Adult children are often unaware of options that might help them pay for senior living. They also have more than a few misconceptions about how they can finance care.
We thought it was important to share answers to some of the most common questions we receive from families.
Q: Does long-term care insurance pay for assisted living communities or just nursing homes?
A: Seniors and their adult children often believe long-term care insurance only helps finance a nursing home. In fact, many policies pay for in-home care and assisted living care as well. Review your senior loved one’s insurance policy or call their insurer to clarify what levels of care are covered and what the daily rate is for each.
Q: Are there any financial programs to help veterans who need to move to assisted living?
A: Yes. The Aid & Attendance benefit is designed to help finance senior care for the veteran and/or their surviving spouse. If the veteran meets certain requirements, the current maximum yearly Aid & Attendance awards are:
- $21,446 for a veteran
- $25,448 for a veteran with one spouse or dependent
- $2,198 for each additional dependent child
- $13,794 for the surviving spouse of a qualifying veteran
The staff at our local Five Star Senior Living communities can help you learn more about this important benefit.

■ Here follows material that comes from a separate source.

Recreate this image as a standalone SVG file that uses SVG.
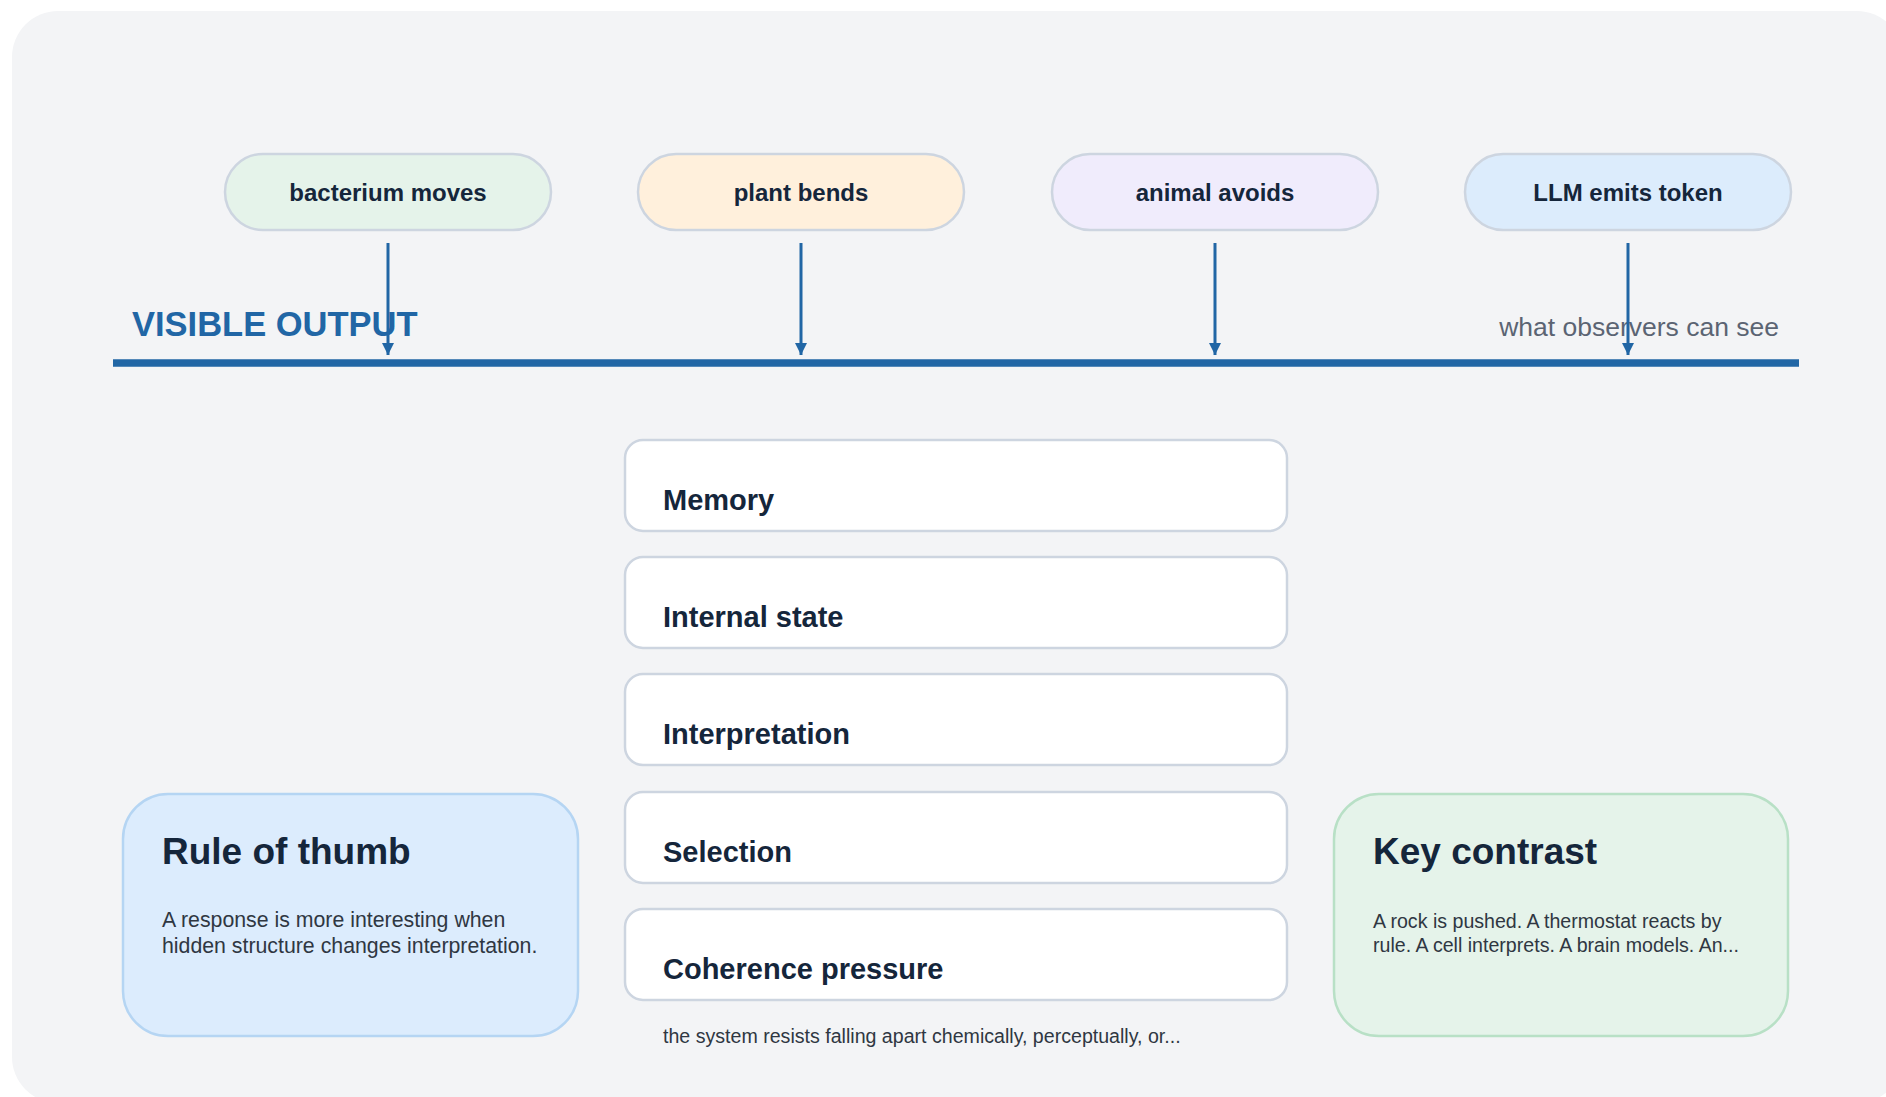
<svg xmlns="http://www.w3.org/2000/svg" width="1886" height="1097" viewBox="0 0 1886 1097">
<defs>
<style>
.pill{stroke:#cdd5e0;stroke-width:2.5}
.pl{font-family:"Liberation Sans",Arial,sans-serif;font-weight:bold;font-size:24px;fill:#15263b;text-anchor:middle}
.box{fill:#ffffff;stroke:#cdd5e0;stroke-width:2.5}
.bl{font-family:"Liberation Sans",Arial,sans-serif;font-weight:bold;font-size:29px;fill:#15263b}
.ct{font-family:"Liberation Sans",Arial,sans-serif;font-weight:bold;font-size:37px;fill:#15263b}
.cb{font-family:"Liberation Sans",Arial,sans-serif;font-size:21.3px;fill:#2f3742}
.cb2{font-family:"Liberation Sans",Arial,sans-serif;font-size:19.6px;fill:#2f3742}
.conn{stroke:#2166a5;stroke-width:3;fill:none;marker-end:url(#ah)}
</style>
<marker id="ah" viewBox="0 0 12 12" refX="12" refY="6" markerWidth="12" markerHeight="12" markerUnits="userSpaceOnUse" orient="auto">
<path d="M0,0 L12,6 L0,12 Z" fill="#2166a5"/>
</marker>
</defs>
<rect width="1886" height="1097" fill="#ffffff"/>
<rect x="12" y="11" width="1891" height="1092" rx="46" fill="#f3f4f6"/>

<g id="visible-output">
<line x1="113" y1="363" x2="1799" y2="363" stroke="#2166a5" stroke-width="7.5"/>
<text x="132" y="336" font-family="Liberation Sans, Arial, sans-serif" font-weight="bold" font-size="34.5" fill="#2166a5">VISIBLE OUTPUT</text>
<text x="1779" y="336" font-family="Liberation Sans, Arial, sans-serif" font-size="26.5" fill="#5b6473" text-anchor="end">what observers can see</text>
</g>

<g id="node-bacterium">
<rect class="pill" x="225" y="154" width="326" height="76" rx="38" fill="#e5f3ea"/>
<text class="pl" x="388" y="201">bacterium moves</text>
</g>
<g id="node-plant">
<rect class="pill" x="638" y="154" width="326" height="76" rx="38" fill="#fff0dc"/>
<text class="pl" x="801" y="201">plant bends</text>
</g>
<g id="node-animal">
<rect class="pill" x="1052" y="154" width="326" height="76" rx="38" fill="#f0ecfc"/>
<text class="pl" x="1215" y="201">animal avoids</text>
</g>
<g id="node-llm">
<rect class="pill" x="1465" y="154" width="326" height="76" rx="38" fill="#dcecfc"/>
<text class="pl" x="1628" y="201">LLM emits token</text>
</g>

<g id="connectors">
<line class="conn" x1="388" y1="243" x2="388" y2="355"/>
<line class="conn" x1="801" y1="243" x2="801" y2="355"/>
<line class="conn" x1="1215" y1="243" x2="1215" y2="355"/>
<line class="conn" x1="1628" y1="243" x2="1628" y2="355"/>
</g>

<g id="layer-memory">
<rect class="box" x="625" y="440" width="662" height="91" rx="18"/>
<text class="bl" x="663" y="510">Memory</text>
</g>
<g id="layer-internal-state">
<rect class="box" x="625" y="557" width="662" height="91" rx="18"/>
<text class="bl" x="663" y="627">Internal state</text>
</g>
<g id="layer-interpretation">
<rect class="box" x="625" y="674" width="662" height="91" rx="18"/>
<text class="bl" x="663" y="744">Interpretation</text>
</g>
<g id="layer-selection">
<rect class="box" x="625" y="792" width="662" height="91" rx="18"/>
<text class="bl" x="663" y="862">Selection</text>
</g>
<g id="layer-coherence">
<rect class="box" x="625" y="909" width="662" height="91" rx="18"/>
<text class="bl" x="663" y="979">Coherence pressure</text>
<text x="663" y="1043" font-family="Liberation Sans, Arial, sans-serif" font-size="19.6" fill="#2f3742">the system resists falling apart chemically, perceptually, or...</text>
</g>

<g id="card-rule">
<rect x="123" y="794" width="455" height="242" rx="45" fill="#dcecfd" stroke="#b5d5f3" stroke-width="2.5"/>
<text class="ct" x="162" y="864">Rule of thumb</text>
<text class="cb" x="162" y="927">A response is more interesting when</text>
<text class="cb" x="162" y="953">hidden structure changes interpretation.</text>
</g>

<g id="card-contrast">
<rect x="1334" y="794" width="454" height="242" rx="45" fill="#e5f3ea" stroke="#b8e0c6" stroke-width="2.5"/>
<text class="ct" x="1373" y="864">Key contrast</text>
<text class="cb2" x="1373" y="928">A rock is pushed. A thermostat reacts by</text>
<text class="cb2" x="1373" y="952">rule. A cell interprets. A brain models. An...</text>
</g>
</svg>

Q: Will Medicare help pay for assisted living?
A: It is often a shock for adult children to learn that Medicare does not help finance assisted living care. While some communities do accept Medicaid waivers, Medicare is not an option that can be used to finance senior living communities.
Q: If I help finance my father’s assisted living care, am I entitled to a tax deduction?
A: This is a tax deduction families often overlook. In many cases, you are entitled to deduct the care you help finance for a senior. Depending upon the amount of financial assistance you provide and if your father can be claimed as a dependent, you may be entitled to a tax deduction. We recommend you seek the advice of a financial professional who can help you make this determination.
Q: Do banks offer bridge loans to pay for senior living until my parents’ house is sold?
A: Many adult children prefer to get their aging loved one safely settled in to a senior living community before they begin the process of selling their home. But for many of our nation’s seniors, their house is their greatest asset. They need the funds from the sale of it to pay for care. Short-term bridge loans can help. Talk with your senior loved one’s bank or explore options such as ElderLife Financial. They provide short-term home equity loans exclusively for senior care.
We hope this information gives you a better understanding of how families can finance senior living for an aging loved one.